In 1910 his second child, Nelly, was born.

===Return to Batavia and Newspaper career===

In response to his legal troubles, J.R. published an English-language pamphlet in 1911: Dutch justice in Java. Are the Dutch worthy of this beautiful island with its 35,000,000 inhabitants? Startling Revelations. In the book he raged at the injustice of the Dutch legal system and hinted that the Indies might be better under English rule. The reaction of the Dutch press in the Indies to this book was quite negative, not least because it appeared to have been published in English in order to gain foreign sympathy for his case and against the Indies government.

Deciding to change careers yet again, J.R. studied Zincography under an expert named Schmidt, who himself had also been accused of using his techniques for counterfeiting banknotes. It was eventually suspected, but never proven, that J.R. had entered into banknote counterfeiting himself.

Having obtained those technical printing skills, and due to his deep connections to the Peranakan Chinese community in Batavia, he took up a post as editor-in-chief of a new Chinese newspaper, Sin Po, in April 1912. Despite the Chinese ownership of the paper, it was common practice at that time to have a European or Indo editor who would be treated less harshly by the colonial legal system. He was still not free from legal vulnerability; in 1913 he was sentenced to 2 weeks in prison under the strict press offense laws (persdelict) for something he had printed in Sin Po. He would describe one such imprisonment in 1916 in the Dutch journal De Reflector. Not unlike his book about legal injustice in the Indies, he often railed against the government in the pages of Sin Po, and gained the sympathy of many progressive young Chinese.

Allegations circulated that, under his rule, the paper would sometimes accept payment from subjects of stories to travel and listen to their 'injustices'. He held the post until March 1916, when stepped down as editor, ostensibly for health reasons, suggesting publicly that he was planning to relocate to Bandung with its cooler climate. There, he tried to set up a new newspaper using Chinese funding, named Pertimbangan (Judgement), but it did not last long. He was also announced to be the new editor of De Indier in 1917, but that was also apparently short-lived.

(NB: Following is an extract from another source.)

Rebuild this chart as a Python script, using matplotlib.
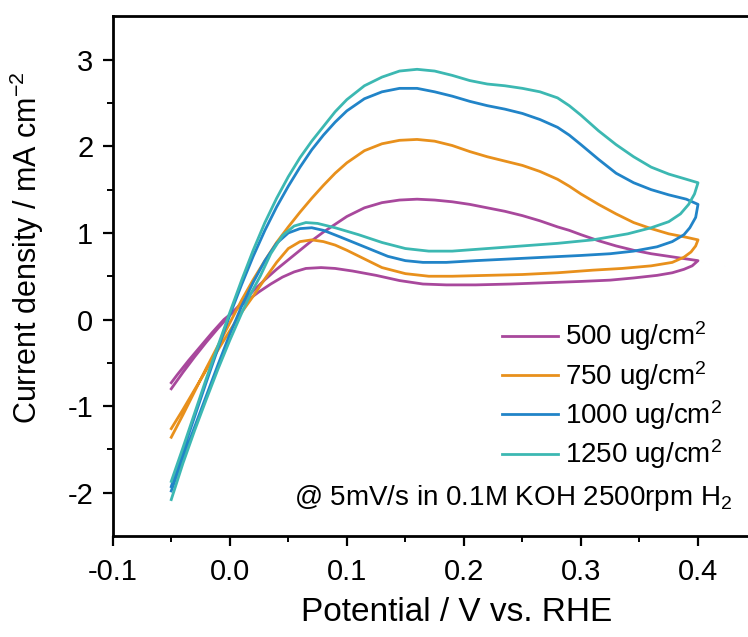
import matplotlib
matplotlib.use("Agg")
import matplotlib.pyplot as plt

plt.rcParams['font.family'] = ['Liberation Sans', 'DejaVu Sans']
plt.rcParams['mathtext.fontset'] = 'custom'
plt.rcParams['mathtext.rm'] = 'Liberation Sans'
plt.rcParams['mathtext.it'] = 'Liberation Sans:italic'

# forward scan (-0.05 -> 0.4), shared potentials
x_fwd = [-0.05, -0.04, -0.03, -0.02, -0.01, 0.0, 0.01, 0.02, 0.03, 0.04, 0.05, 0.06,
         0.07, 0.08, 0.09, 0.10, 0.115, 0.13, 0.145, 0.16, 0.175, 0.19, 0.205, 0.22,
         0.235, 0.25, 0.265, 0.28, 0.29, 0.30, 0.315, 0.33, 0.345, 0.36, 0.375, 0.39, 0.40]

y_fwd_500 = [-0.80, -0.61, -0.43, -0.26, -0.10, 0.05, 0.19, 0.33, 0.46, 0.58, 0.69, 0.80,
             0.91, 1.01, 1.10, 1.19, 1.29, 1.35, 1.38, 1.39, 1.38, 1.36, 1.33, 1.29,
             1.25, 1.20, 1.14, 1.07, 1.03, 0.98, 0.91, 0.85, 0.80, 0.76, 0.73, 0.70, 0.68]
y_fwd_750 = [-1.36, -1.10, -0.83, -0.56, -0.30, -0.04, 0.22, 0.46, 0.68, 0.89, 1.07, 1.24,
             1.40, 1.55, 1.69, 1.81, 1.95, 2.03, 2.07, 2.08, 2.06, 2.01, 1.94, 1.88,
             1.83, 1.78, 1.71, 1.62, 1.54, 1.45, 1.33, 1.22, 1.12, 1.05, 0.99, 0.95, 0.92]
y_fwd_1000 = [-1.93, -1.52, -1.12, -0.72, -0.33, 0.05, 0.40, 0.73, 1.03, 1.30, 1.54, 1.76,
              1.96, 2.13, 2.28, 2.41, 2.55, 2.63, 2.67, 2.67, 2.63, 2.58, 2.52, 2.47,
              2.43, 2.38, 2.31, 2.22, 2.13, 2.02, 1.85, 1.69, 1.58, 1.50, 1.44, 1.39, 1.33]
y_fwd_1250 = [-1.87, -1.48, -1.08, -0.68, -0.30, 0.08, 0.45, 0.80, 1.12, 1.40, 1.65, 1.87,
              2.06, 2.23, 2.40, 2.54, 2.70, 2.80, 2.87, 2.89, 2.87, 2.82, 2.76, 2.72,
              2.70, 2.67, 2.63, 2.56, 2.47, 2.36, 2.18, 2.02, 1.88, 1.76, 1.68, 1.62, 1.58]

# reverse scan (0.4 -> -0.05)
x_rev_500 = [0.40, 0.395, 0.388, 0.378, 0.365, 0.345, 0.325, 0.30, 0.27, 0.24, 0.21, 0.185,
             0.165, 0.145, 0.125, 0.105, 0.09, 0.078, 0.065, 0.055, 0.045, 0.035, 0.025,
             0.015, 0.005, -0.005, -0.015, -0.025, -0.035, -0.045, -0.05]
y_rev_500 = [0.68, 0.62, 0.58, 0.54, 0.51, 0.48, 0.455, 0.44, 0.425, 0.41, 0.40, 0.40,
             0.41, 0.45, 0.51, 0.56, 0.59, 0.60, 0.59, 0.55, 0.49, 0.41, 0.32,
             0.22, 0.11, 0.0, -0.15, -0.31, -0.47, -0.64, -0.73]
x_rev_750 = [0.40, 0.398, 0.394, 0.388, 0.378, 0.36, 0.335, 0.31, 0.28, 0.25, 0.22, 0.19,
             0.17, 0.15, 0.13, 0.115, 0.10, 0.09, 0.08, 0.07, 0.06, 0.05, 0.04, 0.03,
             0.02, 0.01, 0.0, -0.01, -0.02, -0.03, -0.04, -0.05]
y_rev_750 = [0.92, 0.85, 0.78, 0.72, 0.66, 0.62, 0.59, 0.57, 0.54, 0.52, 0.51, 0.50,
             0.50, 0.53, 0.60, 0.70, 0.80, 0.86, 0.90, 0.92, 0.90, 0.82, 0.66, 0.47,
             0.27, 0.08, -0.13, -0.35, -0.58, -0.81, -1.04, -1.26]
x_rev_1000 = [0.40, 0.398, 0.393, 0.388, 0.378, 0.365, 0.345, 0.325, 0.30, 0.27, 0.24, 0.21,
              0.185, 0.165, 0.15, 0.135, 0.115, 0.095, 0.08, 0.07, 0.06, 0.05, 0.04, 0.03,
              0.02, 0.01, 0.0, -0.01, -0.02, -0.03, -0.04, -0.05]
y_rev_1000 = [1.33, 1.18, 1.06, 0.98, 0.90, 0.84, 0.79, 0.76, 0.74, 0.72, 0.70, 0.68,
              0.66, 0.66, 0.68, 0.73, 0.84, 0.95, 1.03, 1.06, 1.05, 1.00, 0.88, 0.68,
              0.43, 0.15, -0.17, -0.52, -0.88, -1.24, -1.60, -1.98]
x_rev_1250 = [0.40, 0.397, 0.392, 0.385, 0.375, 0.36, 0.34, 0.31, 0.28, 0.25, 0.22, 0.19,
              0.17, 0.15, 0.13, 0.11, 0.09, 0.075, 0.065, 0.055, 0.045, 0.035, 0.026,
              0.018, 0.011, 0.0, -0.01, -0.02, -0.03, -0.04, -0.05]
y_rev_1250 = [1.58, 1.45, 1.33, 1.22, 1.13, 1.06, 0.99, 0.92, 0.88, 0.85, 0.82, 0.79,
              0.79, 0.82, 0.89, 0.98, 1.06, 1.11, 1.12, 1.08, 0.97, 0.76, 0.50,
              0.30, 0.10, -0.24, -0.57, -0.92, -1.28, -1.66, -2.08]

labels = ['500 ug/cm$^2$', '750 ug/cm$^2$', '1000 ug/cm$^2$', '1250 ug/cm$^2$']
colors = ['#A8489C', '#E8901C', '#2184C8', '#3CB8B2']

fig = plt.figure(figsize=(7.48, 6.37), dpi=100)
ax = fig.add_axes([0.1507, 0.1586, 0.8493, 0.8155])

curves = [(y_fwd_500, x_rev_500, y_rev_500),
          (y_fwd_750, x_rev_750, y_rev_750),
          (y_fwd_1000, x_rev_1000, y_rev_1000),
          (y_fwd_1250, x_rev_1250, y_rev_1250)]
for (yf, xr, yr), lab, c in zip(curves, labels, colors):
    ax.plot(x_fwd + xr, yf + yr, color=c, lw=2.0, label=lab)

ax.set_xlim(-0.1, 0.4427)
ax.set_ylim(-2.5, 3.5)
ax.set_xticks([-0.1, 0.0, 0.1, 0.2, 0.3, 0.4])
ax.set_xticklabels(['-0.1', '0.0', '0.1', '0.2', '0.3', '0.4'])
ax.set_xticks([-0.05, 0.05, 0.15, 0.25, 0.35], minor=True)
ax.set_yticks([-2, -1, 0, 1, 2, 3])
ax.set_yticklabels(['-2', '-1', '0', '1', '2', '3'])
ax.set_yticks([-1.5, -0.5, 0.5, 1.5, 2.5], minor=True)
ax.spines['right'].set_visible(False)
for s in ['left', 'bottom', 'top']:
    ax.spines[s].set_linewidth(2)
ax.tick_params(which='major', direction='out', length=7, width=1.6, labelsize=21, pad=7)
ax.tick_params(axis='x', which='major', pad=9)
ax.tick_params(which='minor', direction='out', length=4, width=1.4)

ax.set_xlabel('Potential / V vs. RHE', fontsize=24)
ax.xaxis.set_label_coords(0.542, -0.118)
ax.set_ylabel('Current density / mA cm$^{-2}$', fontsize=22)
ax.yaxis.set_label_coords(-0.105, 0.555)

ax.legend(loc='center left', bbox_to_anchor=(0.613, 0.2705), frameon=False, fontsize=20,
          handlelength=2.0, handletextpad=0.25, labelspacing=0.2, borderpad=0, borderaxespad=0)
ax.text(0.975, 0.06, '@ 5mV/s in 0.1M KOH 2500rpm H$_2$', transform=ax.transAxes,
        ha='right', va='baseline', fontsize=20)

plt.savefig('out.png', dpi=100)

By early 1918 however, he took up a similar post once again as editor-in-chief of Sin Pos rival paper, Perniagaan. It is unclear how long he lasted there (perhaps into late 1918 or early 1919), and he never again held a job in journalism. However, during his short time there he was sentenced to a 100 guilders fine or one month in prison under a press offense (Persdelict) charge for insulting the good name of Hauw Tek Kong, then director of Sin Po. It is unclear what the substance of the case was.

At some point in 1919 he then relocated to Cheribon where he had been offered a position as executor to the estate of a recently deceased Chinese Officer.

==Murder trial==
In 1921, Razoux Kühr was arrested for the murder of H. van der Hilst, a machinist in the colonial navy who lived in Cheribon. The incident happened in the evening of 31 December 1920, when van der Hilst was shot in the abdomen by a Beaumont rifle, dying almost instantly. What came out in the trial was that Razoux Kühr's wife, fearing for her life, had fled to van der Hilst's house, and that Razoux Kühr showed up in his yard and shot him through the door. Razoux Kühr claimed that he had the rifle because was feeling suicidal over his wife's departure, and that he had only intended to talk to her when it went off by accident and killed van der Hilst. The court did not believe this story, but could not prove premeditation. He was charged with manslaughter and sentenced to ten years in prison.

===Life after release from prison===
It is unclear what Razoux Kühr did after his prison sentence. He was apparently released in 1929 and lived briefly in Batavia before relocating to Cheribon once again. Decades later, in 1958, he remarried to a Chinese woman named Gwat Loen Nio Tan and travelled to the Netherlands. Their departure may have been related to the West New Guinea dispute between Indonesia and the Netherlands, since Tan's name was on a published list of evacuees being repatriated as a result of Indonesian measures against Dutch interests in the country. Razoux Kühr died on 13 July 1958 in Ubbergen, on the outskirts of Nijmegen, Netherlands at age 76.